Wakil Presiden Jusuf Kalla menilai, pejabat MA yang terbukti terlibat kasus korupsi pantas dihukum lebih berat.
"Kalau ada masalah-masalah ya sama dengan MK (Mahkamah Konstitusi), hukuman untuk hakim (MA) yang berbuat salah lebih tinggi daripada yang lainnya," kata Kalla, Jakarta, Jumat (22/4/2016).
Menurut Wapres, MA sebagai pemegang kekuasaan kehakiman merupakan benteng pertahanan terakhir penegakan hukum di Indonesia.
Bila para pejabat MA tidak bebas dari korupsi, maka kepercayaan masyarakat terhadap hukum bisa menurun.
Bagi Kalla, MA sama halnya dengan MK. Dalam kasus mantan Ketua MK Akil Mochtar misalnya, majelis hakim di Pengadilan Tindak Pidana Korupsi (Tipikor), Jakarta, menjatuhi hukuman penjara seumur hidup kepada Akil Mochtar.
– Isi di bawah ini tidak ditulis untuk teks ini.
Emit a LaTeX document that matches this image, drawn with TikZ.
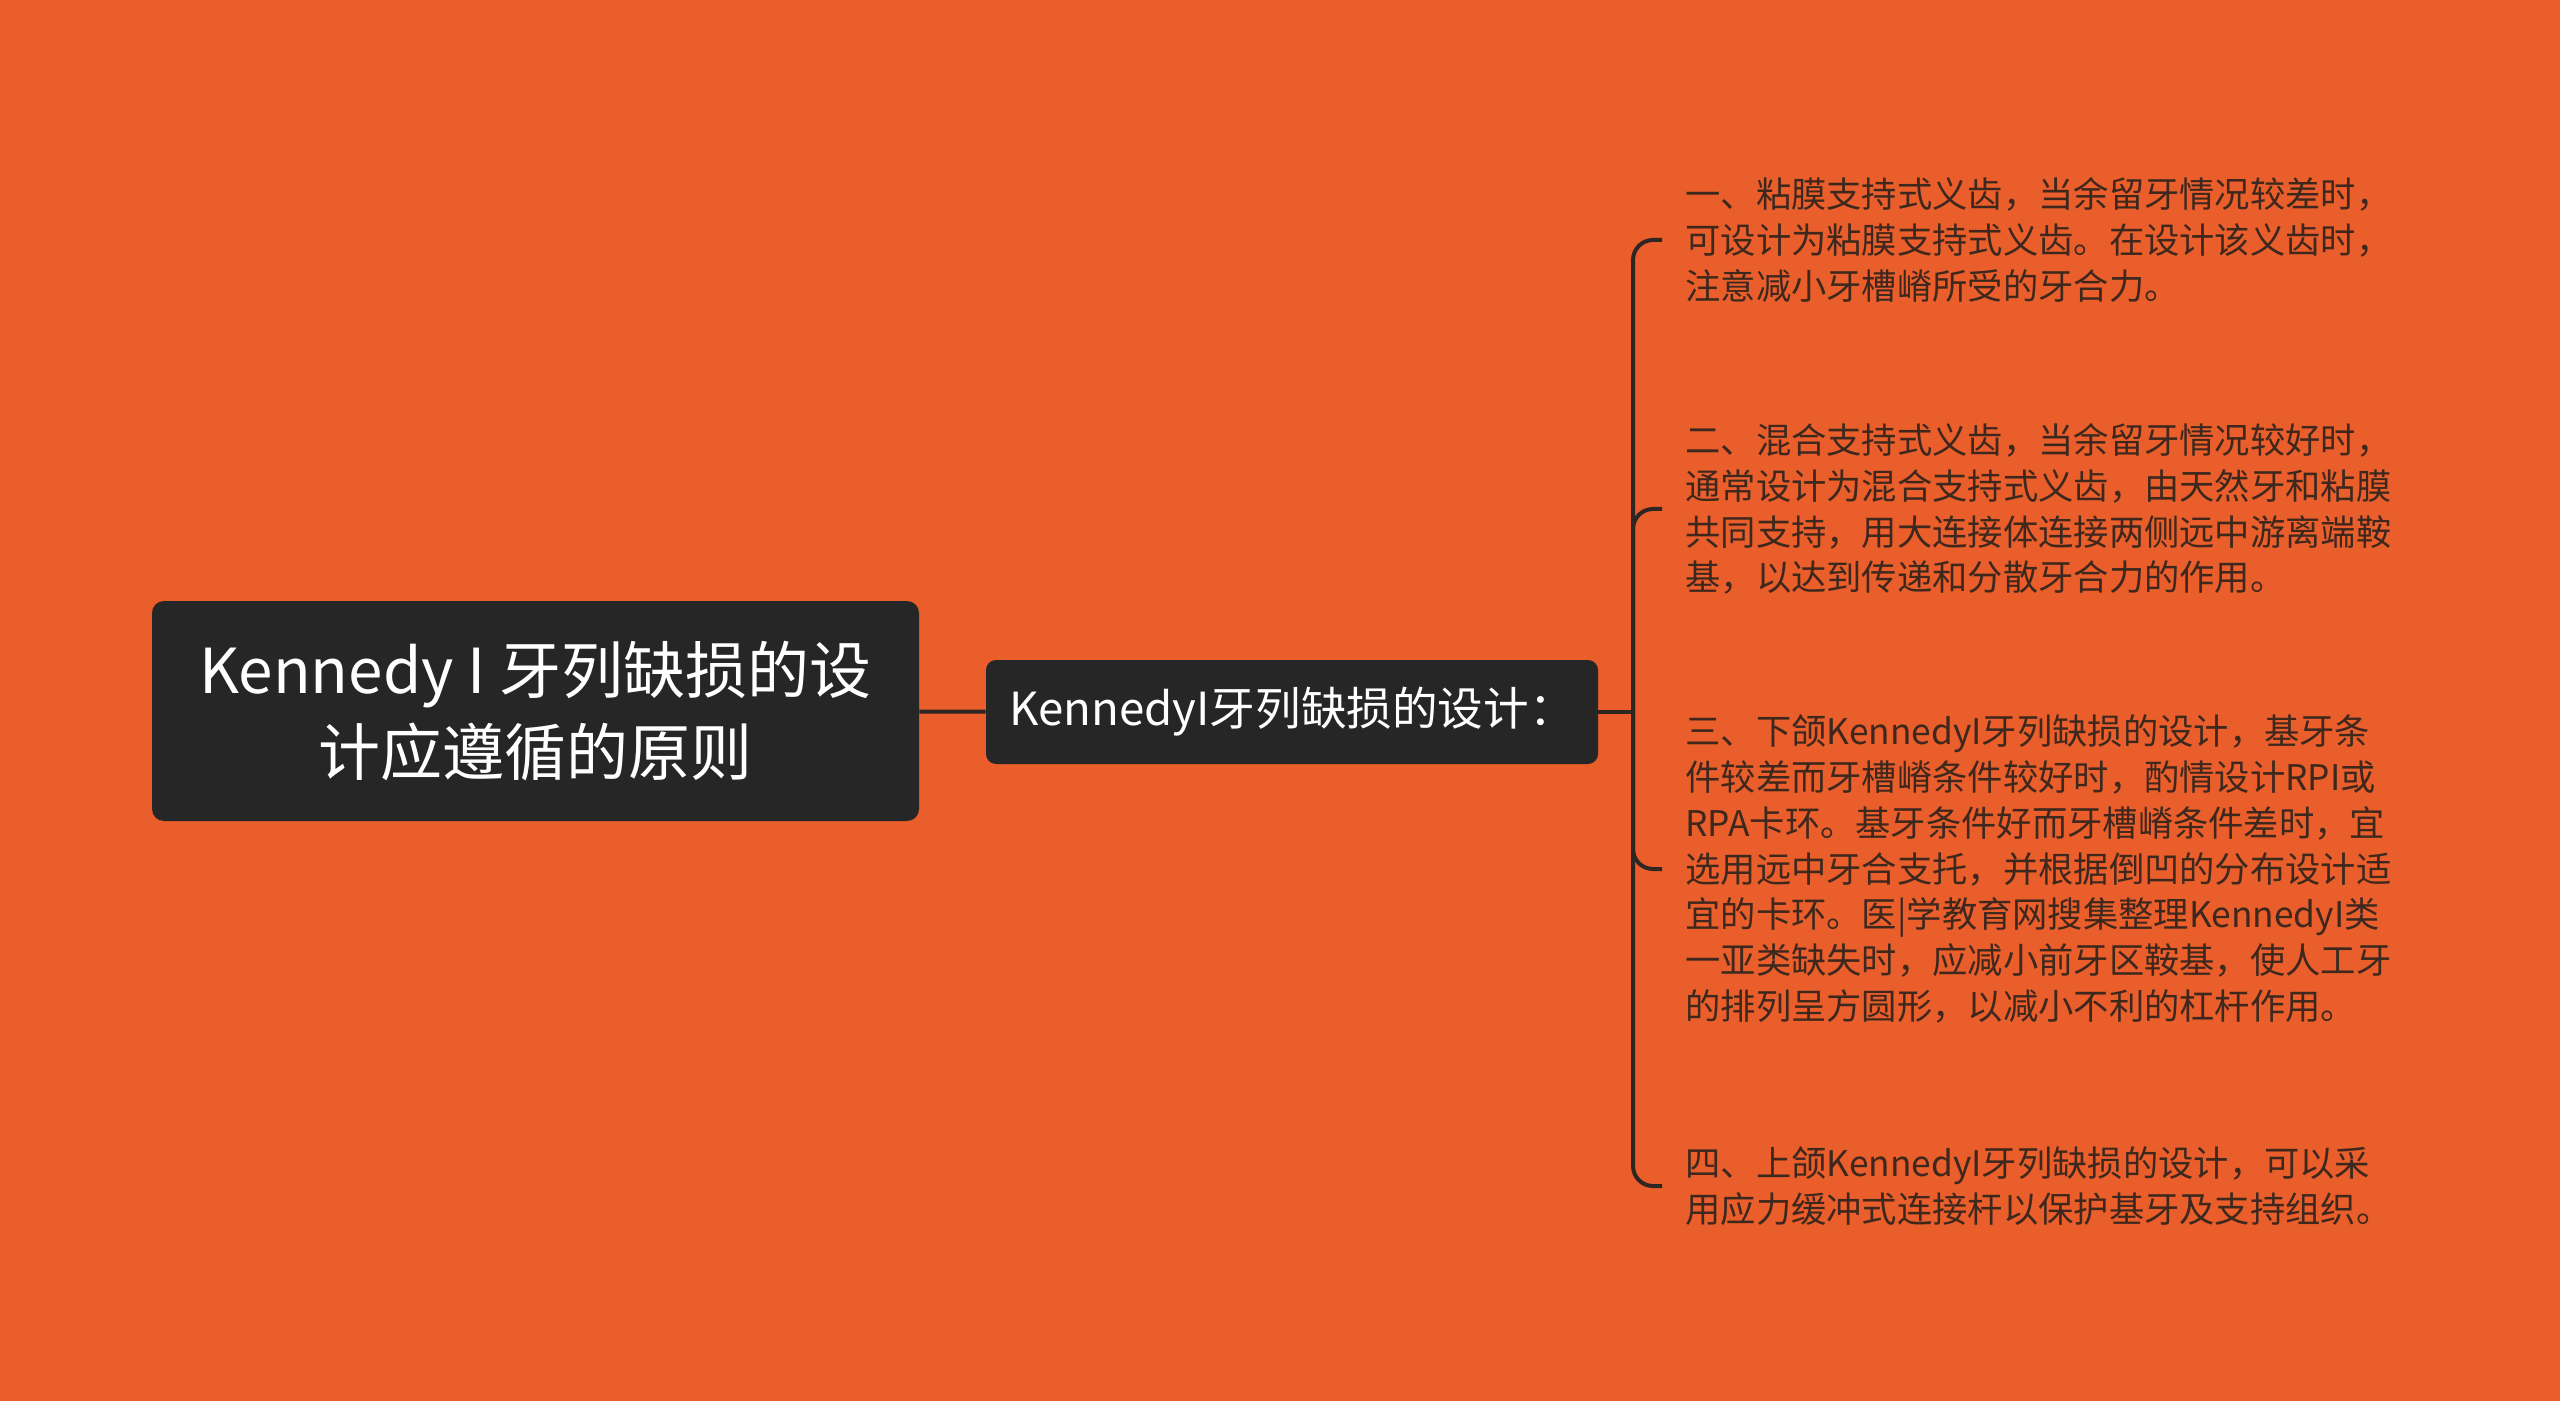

Akil dinilai bersalah dalam beberapa kasus seperti pengurusan pilkada di Mahkamah Konstitusi, gratifikasi dan tindak pidana pencucian uang (TPPU).
"Sama juga di MA, kalau dia berbuat itu pasti hukumannya akan lebih tinggi karena dia justru penjaga terakhir daripada hukum itu," kata Kalla.
Meski begitu, Wapres tidak mau mencampuri urusan penegakan hukum. Menurut Kalla, hal itu menjadi kewenangan para penegak hukum.
Ia sendiri berharap agar MA tetap mampu menjaga kepercayaan sebagai benteng pertahanan terakhir penegakan hukum di Indonesia. Serta, tetap menjaga kepercayaan sesuai dengan nama lembaga yang disematkan kepadanya.
"Karena itu namanya "Agung" kan. Jadi kalau tidak bersih tentu tidak agung. Harus betul-betul diyakinkan bahwa lembaga itu lembaga MA peradilan yang bersih dan adil," ucap Wapres.
Sebelumnya, KPK mengirimkan surat pencegahan bepergian ke luar negeri kepada Direktorat Jenderal Imigrasi Kementerian Hukum dan HAM.
Pencegahan ke luar negeri tersebut disampaikan atas nama Nurhadi (NHD), yang menjabat sebagai Sekretaris Mahkamah Agung. (Baca: Sekretaris MA Nurhadi Dicegah ke Luar Negeri)
Hal itu terkait kasus dugaan tindak pidana korupsi pemberian hadiah atau janji yang diduga terkait dengan pengajuan permohonan Peninjauan Kembali (PK) yang didaftarkan di Pengadilan Negeri Jakarta Pusat.